> [Task] Skip the pictures, please, and write out exactly the lines from the opening of the data through the line containing "W, H = 468, 350".

=== Data block ===

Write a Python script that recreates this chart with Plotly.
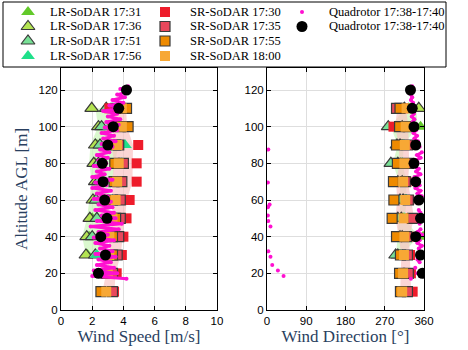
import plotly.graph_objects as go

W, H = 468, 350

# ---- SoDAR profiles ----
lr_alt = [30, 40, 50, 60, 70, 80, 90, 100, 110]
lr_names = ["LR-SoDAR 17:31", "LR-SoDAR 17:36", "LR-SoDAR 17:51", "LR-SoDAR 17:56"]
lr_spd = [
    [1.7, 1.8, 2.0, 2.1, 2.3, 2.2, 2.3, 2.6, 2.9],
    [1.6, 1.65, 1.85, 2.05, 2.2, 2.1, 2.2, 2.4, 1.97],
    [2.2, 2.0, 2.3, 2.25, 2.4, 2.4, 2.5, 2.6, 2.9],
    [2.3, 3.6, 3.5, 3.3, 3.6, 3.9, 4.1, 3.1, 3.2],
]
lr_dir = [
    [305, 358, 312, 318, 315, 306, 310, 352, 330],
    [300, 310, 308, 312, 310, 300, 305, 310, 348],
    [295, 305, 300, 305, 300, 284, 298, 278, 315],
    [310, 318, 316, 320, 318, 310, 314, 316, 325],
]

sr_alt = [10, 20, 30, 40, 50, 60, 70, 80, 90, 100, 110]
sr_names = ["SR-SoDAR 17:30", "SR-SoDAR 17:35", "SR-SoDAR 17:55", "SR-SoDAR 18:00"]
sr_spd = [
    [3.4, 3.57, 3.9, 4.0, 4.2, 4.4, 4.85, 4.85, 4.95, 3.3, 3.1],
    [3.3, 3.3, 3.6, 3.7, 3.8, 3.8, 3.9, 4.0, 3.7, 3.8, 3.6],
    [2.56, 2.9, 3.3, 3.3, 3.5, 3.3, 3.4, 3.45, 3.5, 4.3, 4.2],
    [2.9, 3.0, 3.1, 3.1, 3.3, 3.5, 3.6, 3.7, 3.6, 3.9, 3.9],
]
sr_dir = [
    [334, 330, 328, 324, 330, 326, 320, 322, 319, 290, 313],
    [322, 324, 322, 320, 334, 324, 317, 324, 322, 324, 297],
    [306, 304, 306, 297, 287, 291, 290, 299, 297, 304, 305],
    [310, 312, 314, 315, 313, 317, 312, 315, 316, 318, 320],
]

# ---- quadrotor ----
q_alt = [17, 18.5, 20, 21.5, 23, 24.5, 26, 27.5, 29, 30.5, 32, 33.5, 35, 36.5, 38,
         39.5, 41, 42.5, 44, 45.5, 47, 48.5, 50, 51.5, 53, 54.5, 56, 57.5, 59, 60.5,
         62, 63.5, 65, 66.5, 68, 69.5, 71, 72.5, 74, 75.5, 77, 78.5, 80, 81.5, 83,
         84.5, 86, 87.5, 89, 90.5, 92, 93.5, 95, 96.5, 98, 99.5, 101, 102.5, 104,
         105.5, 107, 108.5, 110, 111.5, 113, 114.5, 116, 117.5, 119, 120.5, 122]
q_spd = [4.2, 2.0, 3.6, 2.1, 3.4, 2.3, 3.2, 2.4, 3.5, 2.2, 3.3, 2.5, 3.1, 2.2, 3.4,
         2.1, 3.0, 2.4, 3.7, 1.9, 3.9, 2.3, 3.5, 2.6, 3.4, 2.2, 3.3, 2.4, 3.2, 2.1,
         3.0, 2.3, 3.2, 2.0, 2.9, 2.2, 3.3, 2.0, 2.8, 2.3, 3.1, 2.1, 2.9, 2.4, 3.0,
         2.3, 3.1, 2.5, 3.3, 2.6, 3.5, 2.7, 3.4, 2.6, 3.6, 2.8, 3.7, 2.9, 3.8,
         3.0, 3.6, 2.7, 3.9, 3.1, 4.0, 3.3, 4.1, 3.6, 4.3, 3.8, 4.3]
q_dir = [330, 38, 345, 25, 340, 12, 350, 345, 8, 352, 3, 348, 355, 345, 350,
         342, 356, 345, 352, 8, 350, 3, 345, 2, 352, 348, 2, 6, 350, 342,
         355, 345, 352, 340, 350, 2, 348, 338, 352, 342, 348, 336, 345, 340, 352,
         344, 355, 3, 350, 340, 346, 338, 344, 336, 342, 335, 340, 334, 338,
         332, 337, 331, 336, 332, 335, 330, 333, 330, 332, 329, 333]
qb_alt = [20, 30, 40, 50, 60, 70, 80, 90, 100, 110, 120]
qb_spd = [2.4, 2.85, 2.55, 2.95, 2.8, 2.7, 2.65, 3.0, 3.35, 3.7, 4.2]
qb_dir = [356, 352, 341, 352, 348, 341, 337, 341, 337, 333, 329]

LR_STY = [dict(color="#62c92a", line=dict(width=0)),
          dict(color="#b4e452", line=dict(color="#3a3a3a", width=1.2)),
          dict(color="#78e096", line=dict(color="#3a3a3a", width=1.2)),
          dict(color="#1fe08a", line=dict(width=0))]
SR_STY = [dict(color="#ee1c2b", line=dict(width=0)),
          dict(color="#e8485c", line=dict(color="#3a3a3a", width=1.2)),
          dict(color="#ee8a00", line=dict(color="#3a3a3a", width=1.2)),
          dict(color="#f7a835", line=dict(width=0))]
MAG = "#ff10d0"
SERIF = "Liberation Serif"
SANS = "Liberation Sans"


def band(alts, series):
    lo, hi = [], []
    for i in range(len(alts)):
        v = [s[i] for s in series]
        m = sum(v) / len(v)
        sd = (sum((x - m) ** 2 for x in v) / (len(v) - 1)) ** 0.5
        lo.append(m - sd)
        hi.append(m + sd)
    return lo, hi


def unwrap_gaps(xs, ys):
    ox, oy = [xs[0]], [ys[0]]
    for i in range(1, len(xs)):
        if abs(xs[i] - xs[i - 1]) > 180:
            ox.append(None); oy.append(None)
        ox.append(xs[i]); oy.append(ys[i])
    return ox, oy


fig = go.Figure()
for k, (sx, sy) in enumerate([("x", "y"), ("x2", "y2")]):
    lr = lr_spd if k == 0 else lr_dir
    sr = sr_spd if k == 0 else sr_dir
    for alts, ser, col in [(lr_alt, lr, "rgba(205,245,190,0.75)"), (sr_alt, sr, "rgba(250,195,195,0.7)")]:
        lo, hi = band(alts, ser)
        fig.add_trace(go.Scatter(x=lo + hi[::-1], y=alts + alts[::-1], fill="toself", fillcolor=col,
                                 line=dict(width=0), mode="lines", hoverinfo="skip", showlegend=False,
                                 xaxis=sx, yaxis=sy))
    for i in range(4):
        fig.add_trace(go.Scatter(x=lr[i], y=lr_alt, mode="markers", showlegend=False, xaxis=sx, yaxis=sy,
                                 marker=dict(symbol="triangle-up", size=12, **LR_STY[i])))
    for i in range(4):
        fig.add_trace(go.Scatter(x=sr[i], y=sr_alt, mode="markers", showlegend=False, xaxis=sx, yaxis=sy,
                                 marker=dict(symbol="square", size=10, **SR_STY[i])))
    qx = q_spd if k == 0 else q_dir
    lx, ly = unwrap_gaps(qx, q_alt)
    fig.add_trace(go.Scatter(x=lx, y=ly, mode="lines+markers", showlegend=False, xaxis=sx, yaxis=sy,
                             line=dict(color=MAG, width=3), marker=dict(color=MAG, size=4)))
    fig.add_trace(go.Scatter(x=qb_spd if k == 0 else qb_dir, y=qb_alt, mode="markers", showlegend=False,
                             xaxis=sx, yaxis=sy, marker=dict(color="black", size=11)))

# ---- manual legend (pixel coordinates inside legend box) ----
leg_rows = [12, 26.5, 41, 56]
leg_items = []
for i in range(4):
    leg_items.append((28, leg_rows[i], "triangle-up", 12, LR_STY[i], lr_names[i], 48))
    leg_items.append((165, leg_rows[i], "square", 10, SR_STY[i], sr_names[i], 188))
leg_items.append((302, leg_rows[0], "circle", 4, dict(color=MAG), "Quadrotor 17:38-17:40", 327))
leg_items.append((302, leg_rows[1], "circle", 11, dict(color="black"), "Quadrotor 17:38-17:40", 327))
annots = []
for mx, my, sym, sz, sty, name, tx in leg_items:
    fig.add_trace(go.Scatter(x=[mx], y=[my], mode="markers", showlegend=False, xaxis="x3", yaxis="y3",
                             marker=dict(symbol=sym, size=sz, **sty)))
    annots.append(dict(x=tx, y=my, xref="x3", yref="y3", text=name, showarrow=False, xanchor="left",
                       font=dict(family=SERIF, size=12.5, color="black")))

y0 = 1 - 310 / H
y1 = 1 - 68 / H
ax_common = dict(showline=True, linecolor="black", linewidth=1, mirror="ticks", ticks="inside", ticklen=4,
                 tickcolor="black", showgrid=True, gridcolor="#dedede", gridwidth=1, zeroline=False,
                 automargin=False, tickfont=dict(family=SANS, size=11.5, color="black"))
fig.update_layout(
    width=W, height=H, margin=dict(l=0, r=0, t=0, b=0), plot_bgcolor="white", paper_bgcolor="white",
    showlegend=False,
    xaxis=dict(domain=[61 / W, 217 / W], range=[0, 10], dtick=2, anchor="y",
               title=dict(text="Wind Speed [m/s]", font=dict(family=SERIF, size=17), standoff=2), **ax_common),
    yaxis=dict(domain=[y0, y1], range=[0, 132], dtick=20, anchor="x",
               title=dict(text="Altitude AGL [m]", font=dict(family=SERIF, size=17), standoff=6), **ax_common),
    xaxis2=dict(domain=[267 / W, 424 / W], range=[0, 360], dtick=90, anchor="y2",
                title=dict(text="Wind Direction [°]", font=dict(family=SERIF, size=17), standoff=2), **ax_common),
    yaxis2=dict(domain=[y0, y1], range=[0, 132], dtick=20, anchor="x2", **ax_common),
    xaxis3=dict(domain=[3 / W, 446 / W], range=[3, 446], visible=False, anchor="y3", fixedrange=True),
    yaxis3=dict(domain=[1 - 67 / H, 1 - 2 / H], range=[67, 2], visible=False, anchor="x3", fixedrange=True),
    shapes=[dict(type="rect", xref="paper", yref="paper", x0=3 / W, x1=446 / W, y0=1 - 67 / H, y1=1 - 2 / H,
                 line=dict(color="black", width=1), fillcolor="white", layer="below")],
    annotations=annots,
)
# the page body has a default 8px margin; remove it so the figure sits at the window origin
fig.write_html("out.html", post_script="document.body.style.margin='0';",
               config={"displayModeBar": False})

===

> [Response]
Write a Python script that recreates this chart with Plotly.
import plotly.graph_objects as go

W, H = 468, 350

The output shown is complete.